Malaikat gunung berseru dan mengucapkan salam kepada nabi saw:
“Ya Muhammad, Allah telah mengutusku. Allah telah mendengar omongan kaummu. Aku malaikat yang menggerakkan gunung-gunung. Dia yang Mahakuasa telah mengutusku untuk menerima perintahmu. Jika engkau mau, aku jatuhkan kedua gunung besar di atas kepala mereka atau aku datangkan gempa yang menggoncang tanah di bawah kaki mereka.”
Masih terdengar ejekan dan cemoohan mereka, masih basah darah yang membungkus kakinya, tapi ia menjawab lembut, selembut hatinya yang penuh kasih: “Jangan lakukan. Karena aku berharap dari sulbi-sulbi mereka akan keluar generasi yang menyembah Allah swt.”
Ia fokus pada misii hidupnya. Tidak ada sakit hati, tidak ada dendam. Ia tetap saja berbicara lembut dan menyebarkan cinta. Ia masih saja menebarkan senyumannya. Malaikat gunung berkata:
"Engkau seperti yang disebut Tuhanmu: Rauufun Rahiim. Sang Penyayang Sang Pengasih!" Dalam al-Quran, hanya kepada Nabi Muhammad saw, tidak kepada semua Nabi, dinisbahkan dua sifat Tuhan, Rauufun Rahiim. Dalam al-Quran kombinasi kedua sifat itu disebut sembilan kali, delapan kali kepada Allah dan satu kali kepada Sang Nabi. Walaupun para ahli bahasa berusaha membedakan di antara rauuf dan rahiim, jika digabungkan maka terjemahan yang tepat adalah cinta tak bersyarat, unconditional love, cinta “walaupun”, bukan cinta “karena”.
Penduduk Thaif menghinanya, memakinya, mencemoohnya, memperlakukannya lebih dari memperlakukan binatang, melemparinya dengan batu, mencederainya, tapi ia tidak ingin malaikat Gunung menjatuhkan bukit ke atas kepala mereka atau menggoncangkan bumi di bawah kaki mereka. Ia berharap Tuhan menyelamatkan mereka dan dari keturunannya ia berharap lahir generasi yang beriman kepadanya.

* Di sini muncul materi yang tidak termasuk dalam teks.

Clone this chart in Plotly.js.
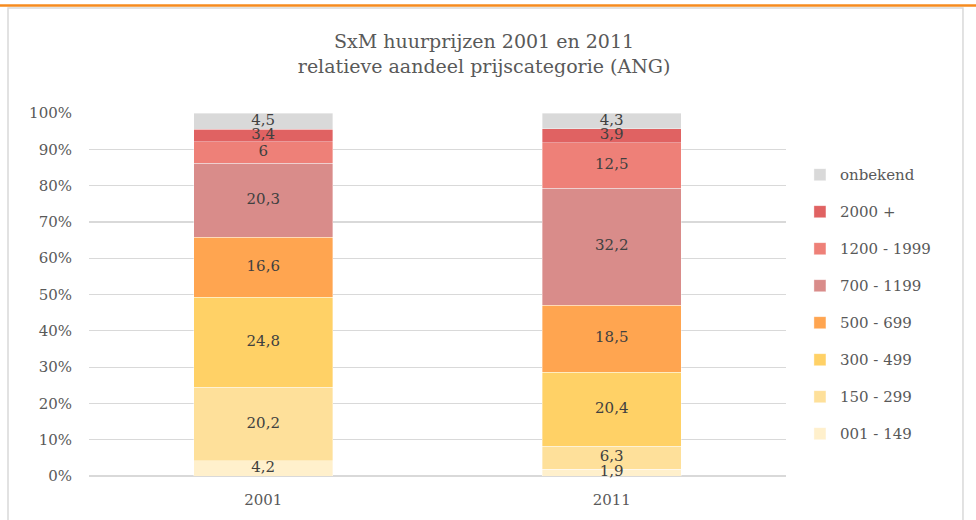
<!DOCTYPE html>
<html>
<head>
<meta charset="utf-8">
<script src="https://cdn.plot.ly/plotly-3.0.1.min.js"></script>
<style>html,body{margin:0;padding:0;background:#fff;}#chart{width:976px;height:520px;}</style>
</head>
<body>
<div id="chart"></div>
<script>
const years = ['2001', '2011'];
const categories = ['001 - 149', '150 - 299', '300 - 499', '500 - 699', '700 - 1199', '1200 - 1999', '2000 +', 'onbekend'];
const values2001 = [4.2, 20.2, 24.8, 16.6, 20.3, 6, 3.4, 4.5];
const values2011 = [1.9, 6.3, 20.4, 18.5, 32.2, 12.5, 3.9, 4.3];
const colors = ['#FFF0CC', '#FEE09A', '#FFD166', '#FFA550', '#D98C8A', '#EE8078', '#E06262', '#D9D9D9'];
const yTicks = [0, 10, 20, 30, 40, 50, 60, 70, 80, 90, 100];

const fmt = v => String(v).replace('.', ',');

const traces = categories.map((name, i) => ({
  type: 'bar',
  name: name,
  x: years,
  y: [values2001[i], values2011[i]],
  marker: {color: colors[i], line: {color: 'rgba(255,255,255,0.6)', width: 0.6}},
  legendgroup: 'g' + i,
  legendrank: categories.length - i,
  hoverinfo: 'none'
}));

// labels drawn above all bars, at the middle of each stacked segment
const labelX = [], labelY = [], labelT = [];
[values2001, values2011].forEach((vals, k) => {
  let base = 0;
  vals.forEach(v => {
    labelX.push(years[k]);
    labelY.push(base + v / 2);
    labelT.push(fmt(v));
    base += v;
  });
});
traces.push({
  type: 'scatter', mode: 'text',
  x: labelX, y: labelY, text: labelT,
  textposition: 'middle center',
  textfont: {family: 'DejaVu Serif', size: 15, color: '#404040'},
  showlegend: false, hoverinfo: 'none', cliponaxis: false
});

const layout = {
  width: 976, height: 520,
  paper_bgcolor: '#ffffff', plot_bgcolor: '#ffffff',
  margin: {l: 89, r: 190, t: 113, b: 44},
  barmode: 'stack',
  bargap: 0.6,
  title: {
    text: 'SxM huurprijzen 2001 en 2011<br>relatieve aandeel prijscategorie (ANG)',
    font: {family: 'DejaVu Serif', size: 19, color: '#595959'},
    x: 0.496, xref: 'container', xanchor: 'center',
    y: 0.907, yref: 'container', yanchor: 'top'
  },
  xaxis: {
    type: 'category',
    showgrid: false, showline: false, zeroline: false,
    tickfont: {family: 'DejaVu Serif', size: 15, color: '#595959'},
    ticks: '', ticklabelstandoff: 13
  },
  yaxis: {
    range: [0, 100],
    tickvals: yTicks,
    ticktext: yTicks.map(t => t + '%'),
    showgrid: true, gridcolor: '#D9D9D9', gridwidth: 1.2,
    zeroline: true, zerolinecolor: '#D9D9D9', zerolinewidth: 1.2,
    showline: false, ticks: '',
    ticklabelstandoff: 16,
    tickfont: {family: 'DejaVu Serif', size: 15, color: '#595959'}
  },
  legend: {
    x: 1.02, xanchor: 'left', y: 0.875, yanchor: 'top',
    traceorder: 'grouped',
    tracegroupgap: 14.5,
    font: {family: 'DejaVu Serif', size: 15, color: '#595959'},
    bgcolor: 'rgba(0,0,0,0)'
  },
  shapes: [
    {type: 'rect', xref: 'paper', yref: 'paper', x0: -0.1162, x1: 1.2539, y0: -0.2, y1: 1.2893,
     line: {color: '#D9D9D9', width: 1.5}, fillcolor: 'rgba(0,0,0,0)', layer: 'below'},
    {type: 'line', xref: 'paper', yref: 'paper', x0: -0.13, x1: 1.28, y0: 1.2961, y1: 1.2961,
     line: {color: '#F68B1F', width: 2.5}, layer: 'above'}
  ]
};

Plotly.newPlot('chart', traces, layout, {displayModeBar: false, staticPlot: true});
</script>
</body>
</html>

Ketika ia sampai kepada lembah di antara Thaif dan Makkah, di antara lembah Lembah Yamani dan Syami, di tengah kegelapan malam, serombongan jin dengan khidmat mendengarkan lantunan suci dari bibir manusia suci:
Dialah yang Mahakasih, (dari kasih-Nya) Dia ajarkan al-Quran. Dia ciptakan insan. Dia ajarkan kemampuan memberikan penerangan. (dari kasih-Nya) Dan mentari serta bulan beredar dalam perhitungan. Dan gemintang serta pepohonan persembahkan kebaktian.
Catatan Kaki
[1] Hadis-hadis tentang perjalanan Rasulullah saw ke Thaif dan doanya di sana sangat masyhur, diriwayatkan dalam Bukhari, Kitab Bad’ al-Khalq, 2990; Muslim, Kitab al-Jihad 3344: al-Thabrani, al-Mu’jam al-Awsath 8:370; ; al-Mukhtar 9:179; Ibn ‘Adi, al-Kamil 7:269; Shahih ibn Hiban 6561; Ibn Asakir 49:152; al-Khatib, Al-Jami’ li-Akhlaq al-Rawi 2:275; Ibn Khuzaimah, 1:111; beserta kitab-kitab tarikh seperti Ibn Hisyam, Tahdzib al-Sirah 1:421; dan (untuk mengetahui letak juz dan halamannya, lihat www. islamport.com, jika mencari “أشكو ضعفَ”) Al-Kamil fi al-Tarikh, al-Bidayah wa al-Nihayah, Dzayl Mir-at al-Zaman, al-Muntazam fi Tarikh al-muluk wa al-Umam, Tarikh al-Thabari, Tarikh al-Rusul wa al-Muluk wa Shilat Tarikh al-Thabari, Hayat al-Shahabah. Tetapi ucapan malaikat gunung saya temukan dalam Tafsir Ibn Abi Hatim 1:169, Tafsir al-Durr al-Mantsyur 7:614 dan Shahabat Rasul Allah: Mawaqif wa Mawa’izh 3:50. Tulisan di sini diambil dari buku yang disebut terakhir.